Bank of Canada data indicated that as of the end of that month, Canada’s total outstanding mortgage credit was at $1.65 trillion, up 0.60% monthly and 5.8% annually.
Real estate information portal Better Dwelling said that these results were among the strongest in several years.
“The monthly increase of 0.60% is the biggest for April since 2009. The 5.8% is the highest year-over-year growth since August 2017,” Better Dwelling said in its analysis. “Part of this is due to mortgage deferrals – over one in ten mortgages are no longer making payments. If there’s no payments to reduce the balance, the total swells more easily.”

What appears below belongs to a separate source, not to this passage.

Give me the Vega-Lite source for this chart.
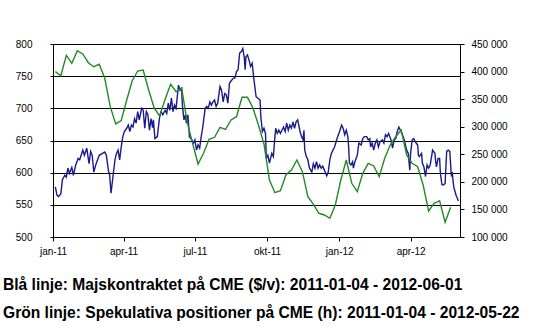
{
  "$schema": "https://vega.github.io/schema/vega-lite/v6.json",
  "width": 407,
  "height": 193,
  "autosize": "none",
  "padding": {"left": 53, "top": 44, "right": 74, "bottom": 95},
  "background": "white",
  "config": {
    "view": {"stroke": null},
    "axis": {"labelFont": "Liberation Sans", "labelFontSize": 10, "labelColor": "black", "domainColor": "black", "tickColor": "black", "title": null, "domainWidth": 1, "tickWidth": 1}
  },
  "title": {
    "text": ["Blå linje: Majskontraktet på CME ($/v): 2011-01-04 - 2012-06-01", "Grön linje: Spekulativa positioner på CME (h): 2011-01-04 - 2012-05-22"],
    "orient": "bottom", "anchor": "start", "frame": "group",
    "font": "Liberation Sans", "fontSize": 15.6, "fontWeight": "bold", "color": "black",
    "baseline": "alphabetic",
    "dx": -50, "offset": 34, "lineHeight": 28
  },
  "datasets": {
    "price": [
      {"date":"2011-01-04","value":578},{"date":"2011-01-06","value":565},{"date":"2011-01-08","value":563},{"date":"2011-01-11","value":567},{"date":"2011-01-13","value":589},{"date":"2011-01-16","value":596},{"date":"2011-01-18","value":593},{"date":"2011-01-20","value":607},{"date":"2011-01-22","value":599},{"date":"2011-01-25","value":608},{"date":"2011-01-27","value":596},{"date":"2011-01-30","value":612},
      {"date":"2011-02-02","value":622},{"date":"2011-02-04","value":620},{"date":"2011-02-08","value":635},{"date":"2011-02-10","value":627},{"date":"2011-02-13","value":638},{"date":"2011-02-16","value":614},{"date":"2011-02-18","value":633},{"date":"2011-02-20","value":627},{"date":"2011-02-22","value":601},{"date":"2011-02-25","value":614},
      {"date":"2011-03-01","value":627},{"date":"2011-03-05","value":630},{"date":"2011-03-08","value":632},{"date":"2011-03-10","value":627},{"date":"2011-03-13","value":601},{"date":"2011-03-14","value":599},{"date":"2011-03-16","value":568},{"date":"2011-03-18","value":589},{"date":"2011-03-21","value":620},{"date":"2011-03-23","value":630},{"date":"2011-03-25","value":635},{"date":"2011-03-27","value":620},{"date":"2011-03-29","value":640},{"date":"2011-03-31","value":656},
      {"date":"2011-04-02","value":664},{"date":"2011-04-05","value":669},{"date":"2011-04-07","value":674},{"date":"2011-04-09","value":664},{"date":"2011-04-11","value":674},{"date":"2011-04-13","value":671},{"date":"2011-04-15","value":684},{"date":"2011-04-17","value":677},{"date":"2011-04-19","value":695},{"date":"2011-04-21","value":682},{"date":"2011-04-24","value":700},{"date":"2011-04-26","value":697},{"date":"2011-04-28","value":669},{"date":"2011-04-30","value":695},
      {"date":"2011-05-02","value":690},{"date":"2011-05-04","value":666},{"date":"2011-05-06","value":684},{"date":"2011-05-08","value":670},{"date":"2011-05-09","value":682},{"date":"2011-05-11","value":653},{"date":"2011-05-14","value":656},{"date":"2011-05-17","value":687},{"date":"2011-05-19","value":695},{"date":"2011-05-21","value":690},{"date":"2011-05-24","value":697},{"date":"2011-05-26","value":692},{"date":"2011-05-28","value":708},{"date":"2011-05-30","value":697},
      {"date":"2011-06-01","value":716},{"date":"2011-06-03","value":695},{"date":"2011-06-05","value":705},{"date":"2011-06-07","value":700},{"date":"2011-06-10","value":736},{"date":"2011-06-12","value":728},{"date":"2011-06-14","value":731},{"date":"2011-06-15","value":705},{"date":"2011-06-17","value":682},{"date":"2011-06-19","value":690},{"date":"2011-06-20","value":677},{"date":"2011-06-22","value":690},{"date":"2011-06-24","value":656},{"date":"2011-06-27","value":651},{"date":"2011-06-29","value":646},
      {"date":"2011-07-01","value":651},{"date":"2011-07-03","value":635},{"date":"2011-07-05","value":643},{"date":"2011-07-07","value":638},{"date":"2011-07-09","value":656},{"date":"2011-07-11","value":671},{"date":"2011-07-14","value":700},{"date":"2011-07-16","value":703},{"date":"2011-07-18","value":700},{"date":"2011-07-20","value":710},{"date":"2011-07-22","value":705},{"date":"2011-07-24","value":710},{"date":"2011-07-26","value":713},{"date":"2011-07-28","value":703},{"date":"2011-07-30","value":708},
      {"date":"2011-08-02","value":734},{"date":"2011-08-04","value":728},{"date":"2011-08-06","value":710},{"date":"2011-08-08","value":723},{"date":"2011-08-10","value":721},{"date":"2011-08-12","value":708},{"date":"2011-08-14","value":739},{"date":"2011-08-17","value":744},{"date":"2011-08-19","value":747},{"date":"2011-08-21","value":747},{"date":"2011-08-23","value":757},{"date":"2011-08-25","value":760},{"date":"2011-08-27","value":786},{"date":"2011-08-29","value":788},{"date":"2011-08-31","value":793},
      {"date":"2011-09-02","value":778},{"date":"2011-09-03","value":760},{"date":"2011-09-04","value":780},{"date":"2011-09-06","value":783},{"date":"2011-09-08","value":775},{"date":"2011-09-10","value":765},{"date":"2011-09-12","value":770},{"date":"2011-09-14","value":747},{"date":"2011-09-17","value":718},{"date":"2011-09-19","value":716},{"date":"2011-09-22","value":713},{"date":"2011-09-23","value":687},{"date":"2011-09-25","value":664},{"date":"2011-09-27","value":669},{"date":"2011-09-29","value":661},{"date":"2011-09-30","value":622},
      {"date":"2011-10-02","value":627},{"date":"2011-10-04","value":615},{"date":"2011-10-07","value":630},{"date":"2011-10-09","value":625},{"date":"2011-10-11","value":656},{"date":"2011-10-12","value":669},{"date":"2011-10-14","value":661},{"date":"2011-10-16","value":666},{"date":"2011-10-18","value":661},{"date":"2011-10-20","value":666},{"date":"2011-10-22","value":671},{"date":"2011-10-24","value":664},{"date":"2011-10-26","value":677},{"date":"2011-10-28","value":666},{"date":"2011-10-30","value":674},
      {"date":"2011-11-01","value":669},{"date":"2011-11-03","value":679},{"date":"2011-11-05","value":669},{"date":"2011-11-07","value":679},{"date":"2011-11-09","value":682},{"date":"2011-11-12","value":664},{"date":"2011-11-14","value":656},{"date":"2011-11-16","value":651},{"date":"2011-11-17","value":666},{"date":"2011-11-18","value":635},{"date":"2011-11-20","value":625},{"date":"2011-11-22","value":620},{"date":"2011-11-24","value":607},{"date":"2011-11-27","value":601},{"date":"2011-11-29","value":614},
      {"date":"2011-12-01","value":607},{"date":"2011-12-03","value":617},{"date":"2011-12-05","value":607},{"date":"2011-12-07","value":612},{"date":"2011-12-09","value":607},{"date":"2011-12-11","value":610},{"date":"2011-12-13","value":604},{"date":"2011-12-16","value":595},{"date":"2011-12-18","value":601},{"date":"2011-12-20","value":620},{"date":"2011-12-22","value":630},{"date":"2011-12-24","value":635},{"date":"2011-12-26","value":640},{"date":"2011-12-28","value":648},{"date":"2011-12-30","value":656},
      {"date":"2012-01-02","value":666},{"date":"2012-01-04","value":674},{"date":"2012-01-06","value":669},{"date":"2012-01-08","value":659},{"date":"2012-01-10","value":666},{"date":"2012-01-12","value":656},{"date":"2012-01-13","value":640},{"date":"2012-01-14","value":615},{"date":"2012-01-16","value":612},{"date":"2012-01-18","value":617},{"date":"2012-01-19","value":607},{"date":"2012-01-21","value":617},{"date":"2012-01-24","value":627},{"date":"2012-01-26","value":646},{"date":"2012-01-29","value":643},{"date":"2012-01-31","value":653},
      {"date":"2012-02-02","value":656},{"date":"2012-02-05","value":656},{"date":"2012-02-07","value":651},{"date":"2012-02-09","value":653},{"date":"2012-02-10","value":640},{"date":"2012-02-12","value":646},{"date":"2012-02-14","value":635},{"date":"2012-02-16","value":646},{"date":"2012-02-18","value":651},{"date":"2012-02-20","value":640},{"date":"2012-02-22","value":648},{"date":"2012-02-25","value":651},{"date":"2012-02-27","value":646},{"date":"2012-02-29","value":659},
      {"date":"2012-03-02","value":656},{"date":"2012-03-04","value":661},{"date":"2012-03-07","value":651},{"date":"2012-03-09","value":638},{"date":"2012-03-11","value":651},{"date":"2012-03-13","value":653},{"date":"2012-03-15","value":664},{"date":"2012-03-17","value":671},{"date":"2012-03-19","value":666},{"date":"2012-03-21","value":661},{"date":"2012-03-24","value":651},{"date":"2012-03-26","value":640},{"date":"2012-03-27","value":635},{"date":"2012-03-29","value":630},{"date":"2012-03-31","value":604},
      {"date":"2012-04-01","value":630},{"date":"2012-04-03","value":651},{"date":"2012-04-05","value":653},{"date":"2012-04-07","value":648},{"date":"2012-04-10","value":643},{"date":"2012-04-11","value":627},{"date":"2012-04-12","value":625},{"date":"2012-04-15","value":630},{"date":"2012-04-16","value":615},{"date":"2012-04-18","value":609},{"date":"2012-04-20","value":594},{"date":"2012-04-22","value":612},{"date":"2012-04-24","value":607},{"date":"2012-04-26","value":612},{"date":"2012-04-28","value":627},{"date":"2012-04-29","value":635},
      {"date":"2012-05-02","value":630},{"date":"2012-05-03","value":617},{"date":"2012-05-04","value":609},{"date":"2012-05-06","value":622},{"date":"2012-05-08","value":622},{"date":"2012-05-09","value":599},{"date":"2012-05-11","value":581},{"date":"2012-05-13","value":581},{"date":"2012-05-15","value":583},{"date":"2012-05-17","value":633},{"date":"2012-05-19","value":635},{"date":"2012-05-21","value":633},{"date":"2012-05-23","value":594},{"date":"2012-05-24","value":601},{"date":"2012-05-26","value":578},{"date":"2012-05-29","value":565},{"date":"2012-06-01","value":556}
    ],
    "positions": [
      {"date":"2011-01-04","value":400000},{"date":"2011-01-11","value":392500},{"date":"2011-01-18","value":429500},{"date":"2011-01-25","value":415000},{"date":"2011-02-01","value":437900},{"date":"2011-02-08","value":431900},{"date":"2011-02-15","value":416100},{"date":"2011-02-22","value":408800},{"date":"2011-03-01","value":413200},{"date":"2011-03-08","value":387800},{"date":"2011-03-15","value":336300},{"date":"2011-03-22","value":305200},{"date":"2011-03-29","value":311200},{"date":"2011-04-05","value":348400},{"date":"2011-04-12","value":383400},{"date":"2011-04-19","value":401000},{"date":"2011-04-26","value":402800},{"date":"2011-05-03","value":366600},{"date":"2011-05-10","value":334000},{"date":"2011-05-17","value":319400},{"date":"2011-05-24","value":349700},{"date":"2011-05-31","value":376900},{"date":"2011-06-07","value":363500},{"date":"2011-06-14","value":370700},{"date":"2011-06-21","value":309100},{"date":"2011-06-28","value":269900},
      {"date":"2011-07-05","value":232400},{"date":"2011-07-12","value":251800},{"date":"2011-07-19","value":277200},{"date":"2011-07-26","value":280800},{"date":"2011-08-02","value":298900},{"date":"2011-08-09","value":295300},{"date":"2011-08-16","value":312200},{"date":"2011-08-23","value":318200},{"date":"2011-08-30","value":353300},{"date":"2011-09-06","value":353300},{"date":"2011-09-13","value":334000},{"date":"2011-09-20","value":303100},{"date":"2011-09-27","value":268700},{"date":"2011-10-04","value":203400},{"date":"2011-10-11","value":180300},{"date":"2011-10-18","value":184000},{"date":"2011-10-25","value":212400},{"date":"2011-11-01","value":221500},{"date":"2011-11-08","value":239600},{"date":"2011-11-15","value":218400},{"date":"2011-11-22","value":173100},{"date":"2011-11-29","value":159800},{"date":"2011-12-06","value":143000},{"date":"2011-12-13","value":139900},{"date":"2011-12-20","value":133900},{"date":"2011-12-27","value":158000},
      {"date":"2012-01-03","value":203400},{"date":"2012-01-10","value":239600},{"date":"2012-01-17","value":197400},{"date":"2012-01-24","value":182200},{"date":"2012-01-31","value":215500},{"date":"2012-02-07","value":233600},{"date":"2012-02-14","value":228800},{"date":"2012-02-21","value":209300},{"date":"2012-02-28","value":242700},{"date":"2012-03-06","value":266800},{"date":"2012-03-13","value":281900},{"date":"2012-03-20","value":294000},{"date":"2012-03-27","value":248700},{"date":"2012-04-03","value":233600},{"date":"2012-04-10","value":227500},{"date":"2012-04-17","value":194300},{"date":"2012-04-24","value":147100},{"date":"2012-05-01","value":161100},{"date":"2012-05-08","value":165800},{"date":"2012-05-15","value":126700},{"date":"2012-05-22","value":153900}
    ]
  },
  "encoding": {
    "x": {
      "field": "date", "type": "temporal",
      "scale": {"domain": [{"year": 2011, "month": 1, "date": 1}, {"year": 2012, "month": 6, "date": 3}]},
      "axis": {
        "values": [{"year": 2011, "month": 1, "date": 1}, {"year": 2011, "month": 4, "date": 1}, {"year": 2011, "month": 7, "date": 1}, {"year": 2011, "month": 10, "date": 1}, {"year": 2012, "month": 1, "date": 1}, {"year": 2012, "month": 4, "date": 1}],
        "labelExpr": "replace(lower(timeFormat(datum.value, '%b-%y')), 'oct', 'okt')",
        "grid": false, "tickSize": 4, "labelPadding": 5, "labelFlush": false, "labelOverlap": false
      }
    }
  },
  "layer": [
    {
      "data": {"name": "price"},
      "mark": {"type": "line", "color": "#1a1a8c", "strokeWidth": 1.4, "clip": true},
      "encoding": {
        "y": {
          "field": "value", "type": "quantitative",
          "scale": {"domain": [500, 800], "nice": false, "zero": false},
          "axis": {"values": [500, 550, 600, 650, 700, 750, 800], "grid": true, "gridColor": "black", "gridWidth": 1, "gridOpacity": 1, "tickSize": 3, "labelPadding": 18}
        }
      }
    },
    {
      "data": {"name": "positions"},
      "mark": {"type": "line", "color": "#248a24", "strokeWidth": 1.4, "clip": true},
      "encoding": {
        "y": {
          "field": "value", "type": "quantitative",
          "scale": {"domain": [100000, 450000], "nice": false, "zero": false},
          "axis": {"orient": "right", "values": [100000, 150000, 200000, 250000, 300000, 350000, 400000, 450000], "grid": false, "tickSize": 4, "labelPadding": 7, "labelExpr": "replace(format(datum.value, ','), ',', ' ')"}
        }
      }
    }
  ],
  "resolve": {"scale": {"y": "independent"}}
}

Figures from the central bank showed that deferrals accounted for more than 14% of the $1.24 trillion in residential mortgages that the nation’s chartered banks held as of March.
“This means many mortgages are seeing balances rise due to a lack of payment, instead of new borrowing,” Better Dwelling said.
Evan Siddall, chief executive at Canada Mortgage and Housing Corporation, said that prolonged deferrals might lead to as much as 20% of mortgages becoming delinquent by September – a prediction that has been contested by multiple industry observers.
“A team is at work within CMHC to help manage a growing debt ‘deferral cliff’ that looms in the fall, when some unemployed people will need to start paying their mortgages again,” Siddall said. “As much as one fifth of all mortgages could be in arrears if our economy has not recovered sufficiently.”